I have gotten more than a few emails asking me "what's up with tomato posts?".

Well, I'll tell you... anyone from the north (especially the northeast) knows that between the sub zero temps, the ice storms, and the snow, winter seems like the season that will never end.

The first sign that there's light at the end of the tunnel is when the seed catalogs start showing up in the mail. So the thing that keeps the cabin fever at bay is planning your garden, ordering seeds, and starting the seedlings.

Last year I decided to greatly expand my tomato garden, so I ordered my seeds in January, started them in February, and once they started popping through the soil would move them from one window to another following the sun throughout the day.

Come the end of March I would move them out to our three season sun porch in the morning and back inside late in the afternoon.

I would feed them every 10 days, move them into bigger pots as they grew, and basically spend some part of every day dedicated to my tomato plants until they were finally planted in the garden at the end of May.

Things went wonderfully, by the beginning of July we had hundreds of little green globes hanging all over my plants.

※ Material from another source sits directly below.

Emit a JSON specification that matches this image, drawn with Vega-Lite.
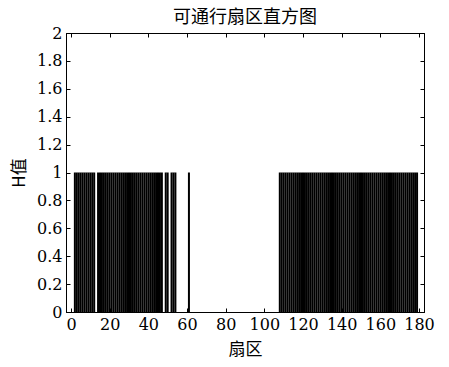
{
  "$schema": "https://vega.github.io/schema/vega-lite/v6.json",
  "width": 358,
  "height": 279,
  "autosize": "none",
  "padding": {"left": 66, "top": 33, "right": 25, "bottom": 55},
  "background": "white",
  "title": {"text": "可通行扇区直方图", "font": "Noto Sans CJK SC", "fontSize": 18, "fontWeight": "normal", "color": "black", "offset": -2, "anchor": "middle"},
  "config": {
    "view": {"stroke": "black", "strokeWidth": 1},
    "axis": {
      "grid": false,
      "domainColor": "black",
      "tickColor": "black",
      "tickSize": -4,
      "labelPadding": 8,
      "labelColor": "black",
      "labelFont": "DejaVu Serif",
      "labelFontSize": 16,
      "titleFont": "Noto Sans CJK SC",
      "titleFontSize": 17,
      "titleFontWeight": "normal",
      "titleColor": "black"
    }
  },
  "data": {"values": [
    {"sector": 2, "H": 1}, {"sector": 3, "H": 1}, {"sector": 4, "H": 1}, {"sector": 5, "H": 1},
    {"sector": 6, "H": 1}, {"sector": 7, "H": 1}, {"sector": 8, "H": 1}, {"sector": 9, "H": 1},
    {"sector": 10, "H": 1}, {"sector": 11, "H": 1}, {"sector": 12, "H": 1}, {"sector": 14, "H": 1},
    {"sector": 15, "H": 1}, {"sector": 16, "H": 1}, {"sector": 17, "H": 1}, {"sector": 18, "H": 1},
    {"sector": 19, "H": 1}, {"sector": 20, "H": 1}, {"sector": 21, "H": 1}, {"sector": 22, "H": 1},
    {"sector": 23, "H": 1}, {"sector": 24, "H": 1}, {"sector": 25, "H": 1}, {"sector": 26, "H": 1},
    {"sector": 27, "H": 1}, {"sector": 28, "H": 1}, {"sector": 29, "H": 1}, {"sector": 30, "H": 1},
    {"sector": 31, "H": 1}, {"sector": 32, "H": 1}, {"sector": 33, "H": 1}, {"sector": 34, "H": 1},
    {"sector": 35, "H": 1}, {"sector": 36, "H": 1}, {"sector": 37, "H": 1}, {"sector": 38, "H": 1},
    {"sector": 39, "H": 1}, {"sector": 40, "H": 1}, {"sector": 41, "H": 1}, {"sector": 42, "H": 1},
    {"sector": 43, "H": 1}, {"sector": 44, "H": 1}, {"sector": 45, "H": 1}, {"sector": 46, "H": 1},
    {"sector": 47, "H": 1}, {"sector": 49, "H": 1}, {"sector": 50, "H": 1}, {"sector": 52, "H": 1},
    {"sector": 53, "H": 1}, {"sector": 54, "H": 1}, {"sector": 61, "H": 1},
    {"sector": 108, "H": 1}, {"sector": 109, "H": 1}, {"sector": 110, "H": 1}, {"sector": 111, "H": 1},
    {"sector": 112, "H": 1}, {"sector": 113, "H": 1}, {"sector": 114, "H": 1}, {"sector": 115, "H": 1},
    {"sector": 116, "H": 1}, {"sector": 117, "H": 1}, {"sector": 118, "H": 1}, {"sector": 119, "H": 1},
    {"sector": 120, "H": 1}, {"sector": 121, "H": 1}, {"sector": 122, "H": 1}, {"sector": 123, "H": 1},
    {"sector": 124, "H": 1}, {"sector": 125, "H": 1}, {"sector": 126, "H": 1}, {"sector": 127, "H": 1},
    {"sector": 128, "H": 1}, {"sector": 129, "H": 1}, {"sector": 130, "H": 1}, {"sector": 131, "H": 1},
    {"sector": 132, "H": 1}, {"sector": 133, "H": 1}, {"sector": 134, "H": 1}, {"sector": 135, "H": 1},
    {"sector": 136, "H": 1}, {"sector": 137, "H": 1}, {"sector": 138, "H": 1}, {"sector": 139, "H": 1},
    {"sector": 140, "H": 1}, {"sector": 141, "H": 1}, {"sector": 142, "H": 1}, {"sector": 143, "H": 1},
    {"sector": 144, "H": 1}, {"sector": 145, "H": 1}, {"sector": 146, "H": 1}, {"sector": 147, "H": 1},
    {"sector": 148, "H": 1}, {"sector": 149, "H": 1}, {"sector": 150, "H": 1}, {"sector": 151, "H": 1},
    {"sector": 152, "H": 1}, {"sector": 153, "H": 1}, {"sector": 154, "H": 1}, {"sector": 155, "H": 1},
    {"sector": 156, "H": 1}, {"sector": 157, "H": 1}, {"sector": 158, "H": 1}, {"sector": 159, "H": 1},
    {"sector": 160, "H": 1}, {"sector": 161, "H": 1}, {"sector": 162, "H": 1}, {"sector": 163, "H": 1},
    {"sector": 164, "H": 1}, {"sector": 165, "H": 1}, {"sector": 166, "H": 1}, {"sector": 167, "H": 1},
    {"sector": 168, "H": 1}, {"sector": 169, "H": 1}, {"sector": 170, "H": 1}, {"sector": 171, "H": 1},
    {"sector": 172, "H": 1}, {"sector": 173, "H": 1}, {"sector": 174, "H": 1}, {"sector": 175, "H": 1},
    {"sector": 176, "H": 1}, {"sector": 177, "H": 1}, {"sector": 178, "H": 1}, {"sector": 179, "H": 1}
  ]},
  "layer": [
    {
      "mark": {"type": "bar", "size": 2, "color": "black"},
      "encoding": {
        "x": {"field": "sector", "type": "quantitative", "scale": {"domain": [0, 180], "nice": false},
              "axis": {"values": [0, 20, 40, 60, 80, 100, 120, 140, 160, 180], "title": "扇区", "titlePadding": 9}},
        "y": {"field": "H", "type": "quantitative", "scale": {"domain": [0, 2], "nice": false},
              "axis": {"values": [0, 0.2, 0.4, 0.6, 0.8, 1, 1.2, 1.4, 1.6, 1.8, 2], "format": "~g", "title": "H值", "titleAngle": 270, "titleBaseline": "bottom", "titlePadding": 8}}
      }
    },
    {
      "mark": {"type": "bar", "size": 2, "opacity": 0},
      "encoding": {
        "x": {"field": "sector", "type": "quantitative", "scale": {"domain": [0, 180], "nice": false},
              "axis": {"orient": "top", "values": [0, 20, 40, 60, 80, 100, 120, 140, 160, 180], "labels": false, "title": null}},
        "y": {"field": "H", "type": "quantitative", "scale": {"domain": [0, 2], "nice": false},
              "axis": {"orient": "right", "values": [0, 0.2, 0.4, 0.6, 0.8, 1, 1.2, 1.4, 1.6, 1.8, 2], "labels": false, "title": null}}
      }
    }
  ],
  "resolve": {"axis": {"x": "independent", "y": "independent"}}
}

Then it hit, by the middle of July my garden was hit with early blight and by the time I realized what was going on it was too late. Within a week everything was dead.

So the success of this years garden (and harvest) has erased the last years bad memories.

I promise, after today won't bother you with any more pictures or posts about my tomatoes, except to say I just picked 60 more a couple days ago.

4 comments:

Miguel Palaviccini said...

Scott, that's a lot of tomatoes! Better find a nice recipe for some sauce :)

Scott said...

My wife makes a tomato pie that is to die for... and don't get me started on the bruschetta!

;)

Anonymous said...

Hi Scott
If we don't mix other exciting things, (like small horses or tomatoes) in with our photography we soon loose interest in the camera.

Dave Spring

Dave said...

The best part of summer is eating a big juicy slab of tomato that's just been pulled from the garden minutes before. The worst part of winter is the nasty "tomatoes" grown in some hot house. They have more resemblance to the cardboard box they came in than to summer garden tomatoes!